Se invece il check-raise non è nelle nostre corde, il mio consiglio è di fare check al turn e poi valutare: se l’oppo checka dietro, allora possiamo pensare ad un bluff al river, uscendo in bet su un board adeguato (vedi le considerazioni fatte in precedenza).
La donk-bet in bluff al turn la consiglio solo come arma da usare raramente, per variare il gioco e magari solo dopo aver mostrato al tavolo un’azione simile con un punto fatto.

E infine siamo arrivati all’ultima street, il river.
In realtà le considerazioni fatte in precedenza sono più o meno le stesse, tenendo conto che con 5 carte sul tavolo, tutto diventa più complesso, per noi ma anche per il nostro avversario!

Mi preme mettere in evidenza come al river la size della bet sia forse l’aspetto decisivo. La size va commisurata al pot e al tempo stesso deve essere convincente.

La “micro-bet” (o post oak bet, come la definisce Harrington), non mi piace, soprattutto nel gioco di oggi che è piuttosto incline al call.
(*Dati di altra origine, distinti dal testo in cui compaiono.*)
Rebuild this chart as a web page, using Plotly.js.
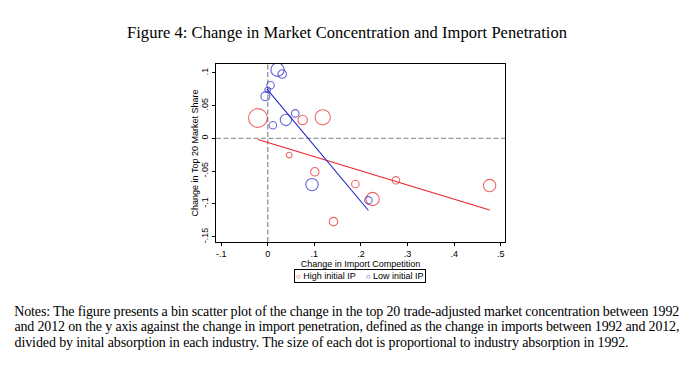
<!DOCTYPE html>
<html>
<head>
<meta charset="utf-8">
<script src="https://cdn.plot.ly/plotly-3.0.1.min.js"></script>
<style>html,body{margin:0;padding:0;background:#fff}#chart{width:700px;height:371px}</style>
</head>
<body>
<div id="chart"></div>
<script>
// ---- data ----
var seriesNames = ["High initial IP", "Low initial IP"];

var highX = [-0.021, 0.075, 0.118, 0.046, 0.101, 0.188, 0.275, 0.476, 0.225, 0.141];
var highY = [0.031, 0.028, 0.032, -0.0255, -0.051, -0.0695, -0.064, -0.072, -0.0925, -0.127];
var highAbsorption = [44, 11, 29, 4, 9, 7, 7, 19, 22, 9];

var lowX = [0.021, 0.031, 0.006, 0.000, -0.005, 0.011, 0.039, 0.059, 0.095, 0.216];
var lowY = [0.1046, 0.098, 0.081, 0.074, 0.064, 0.020, 0.028, 0.038, -0.0705, -0.0945];
var lowAbsorption = [22, 9, 7, 4, 10, 7, 16, 7, 19, 7];

// fitted lines (endpoints)
var highFitX = [-0.021, 0.476];
var highFitY = [-0.0018, -0.1093];
var lowFitX = [-0.002, 0.216];
var lowFitY = [0.0755, -0.110];

var xTickVals = [-0.1, 0, 0.1, 0.2, 0.3, 0.4, 0.5];
var xTickText = ["-.1", "0", ".1", ".2", ".3", ".4", ".5"];
var yTickVals = [0.1, 0.05, 0, -0.05, -0.1, -0.15];
var yTickText = [".1", ".05", "0", "-.05", "-.1", "-.15"];

var titleText = "Figure 4: Change in Market Concentration and Import Penetration";
var xTitle = "Change in Import Competition";
var yTitle = "Change in Top 20 Market Share";
var noteLines = [
  "Notes: The figure presents a bin scatter plot of the change in the top 20 trade-adjusted market concentration between 1992",
  "and 2012 on the y axis against the change in import penetration, defined as the change in imports between 1992 and 2012,",
  "divided by inital absorption in each industry. The size of each dot is proportional to industry absorption in 1992."
];

// ---- styling ----
var RED = "#e8262a";
var BLUE = "#2424c8";
var W = 700, H = 371;
var L = 216, R = 505, T = 64, B = 242;
function px2paperX(p){ return (p - L) / (R - L); }
function px2paperY(p){ return (B - p) / (B - T); }
var SANS = "Liberation Sans, Arial, sans-serif";
var SERIF = "Liberation Serif, serif";

// note line geometry: [left, right] in px
var noteSpans = [[14, 679], [14, 679], [14, 628]];
var noteY = [311, 326.5, 342];

var traces = [
  {x: highX, y: highY, name: seriesNames[0], type: "scatter", mode: "markers", showlegend: false,
   marker: {symbol: "circle-open", color: RED, size: highAbsorption, sizemode: "area", sizeref: 0.25, line: {width: 1.1}}},
  {x: lowX, y: lowY, name: seriesNames[1], type: "scatter", mode: "markers", showlegend: false,
   marker: {symbol: "circle-open", color: BLUE, size: lowAbsorption, sizemode: "area", sizeref: 0.25, line: {width: 1.1}}},
  {x: highFitX, y: highFitY, type: "scatter", mode: "lines", showlegend: false, hoverinfo: "skip",
   line: {color: RED, width: 1.1}},
  {x: lowFitX, y: lowFitY, type: "scatter", mode: "lines", showlegend: false, hoverinfo: "skip",
   line: {color: BLUE, width: 1.1}}
];

var annotations = [];
noteLines.forEach(function(t, i){
  annotations.push({
    text: t, xref: "paper", yref: "paper",
    x: px2paperX((noteSpans[i][0] + noteSpans[i][1]) / 2), y: px2paperY(noteY[i]),
    xanchor: "center", yanchor: "middle", showarrow: false, name: "note" + i,
    font: {family: SERIF, size: 14, color: "#000"}
  });
});
annotations.push({
  text: '<span style="color:' + RED + ';font-size:8px">○</span> ' + seriesNames[0] +
        '    <span style="color:' + BLUE + ';font-size:8px">○</span> ' + seriesNames[1],
  xref: "paper", yref: "paper", x: px2paperX(359.5), y: px2paperY(276), xanchor: "center", yanchor: "middle",
  showarrow: false, bordercolor: "#000", borderwidth: 1, borderpad: 1,
  font: {family: SANS, size: 9, color: "#000"}
});

var layout = {
  width: W, height: H,
  paper_bgcolor: "#fff", plot_bgcolor: "#fff",
  margin: {l: L, r: W - R, t: T, b: H - B, pad: 0},
  showlegend: false,
  title: {text: titleText, xref: "container", yref: "container", x: 347 / W, y: 1 - 32 / H,
          xanchor: "center", yanchor: "middle",
          font: {family: SERIF, size: 16.5, color: "#000"}},
  xaxis: {range: [-0.111, 0.509], tickvals: xTickVals, ticktext: xTickText, ticks: "outside", ticklen: 3,
          tickcolor: "#000", tickwidth: 1, showgrid: false, zeroline: false, showline: true, mirror: true,
          linecolor: "#000", linewidth: 1,
          tickfont: {family: SANS, size: 9, color: "#000"},
          title: {text: xTitle, standoff: 1, font: {family: SANS, size: 9, color: "#000"}}},
  yaxis: {range: [-0.158, 0.1133], tickvals: yTickVals, ticktext: yTickText, ticks: "outside", ticklen: 3,
          tickcolor: "#000", tickwidth: 1, tickangle: -90, showgrid: false, zeroline: false, showline: true, mirror: true,
          linecolor: "#000", linewidth: 1,
          tickfont: {family: SANS, size: 9, color: "#000"},
          title: {text: yTitle, standoff: 0, font: {family: SANS, size: 9, color: "#000"}}},
  shapes: [
    {type: "line", xref: "x", yref: "paper", x0: 0, x1: 0, y0: 0, y1: 1, line: {color: "#999", width: 1.4, dash: "5px,2.5px"}, layer: "below"},
    {type: "line", xref: "paper", yref: "y", x0: 0, x1: 1, y0: 0, y1: 0, line: {color: "#999", width: 1.4, dash: "5px,2.5px"}, layer: "below"}
  ],
  annotations: annotations
};

Plotly.newPlot("chart", traces, layout, {staticPlot: true, displayModeBar: false}).then(function(gd){
  // stretch the notes to the justified widths of the reference
  var texts = gd.querySelectorAll(".annotation-text");
  for (var i = 0; i < noteLines.length && i < texts.length; i++) {
    texts[i].setAttribute("textLength", noteSpans[i][1] - noteSpans[i][0]);
    texts[i].setAttribute("lengthAdjust", "spacing");
  }
  var t = gd.querySelector(".gtitle");
  if (t) { t.setAttribute("textLength", 440); t.setAttribute("lengthAdjust", "spacing"); }
});
</script>
</body>
</html>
Anche l’over bet (puntare più del piatto o andare in all-in) è una mossa che può risultare quanto meno dubbiosa agli occhi di un giocatore esperto. Tuttavia è importante puntare un importo che sia significativo rispetto allo stack (se siamo in torneo) dell’avversario. Se vuole chiamare, deve prendersi un rischio.

Alla fine, il mio consiglio è questo: non guardiamo le nostre carte e immaginiamo di avere davvero un punto. Chiediamoci: se davvero avessi in mano quel punto, quanto metterei nel piatto? E da qui troveremo la risposta alla giusta size per un bluff.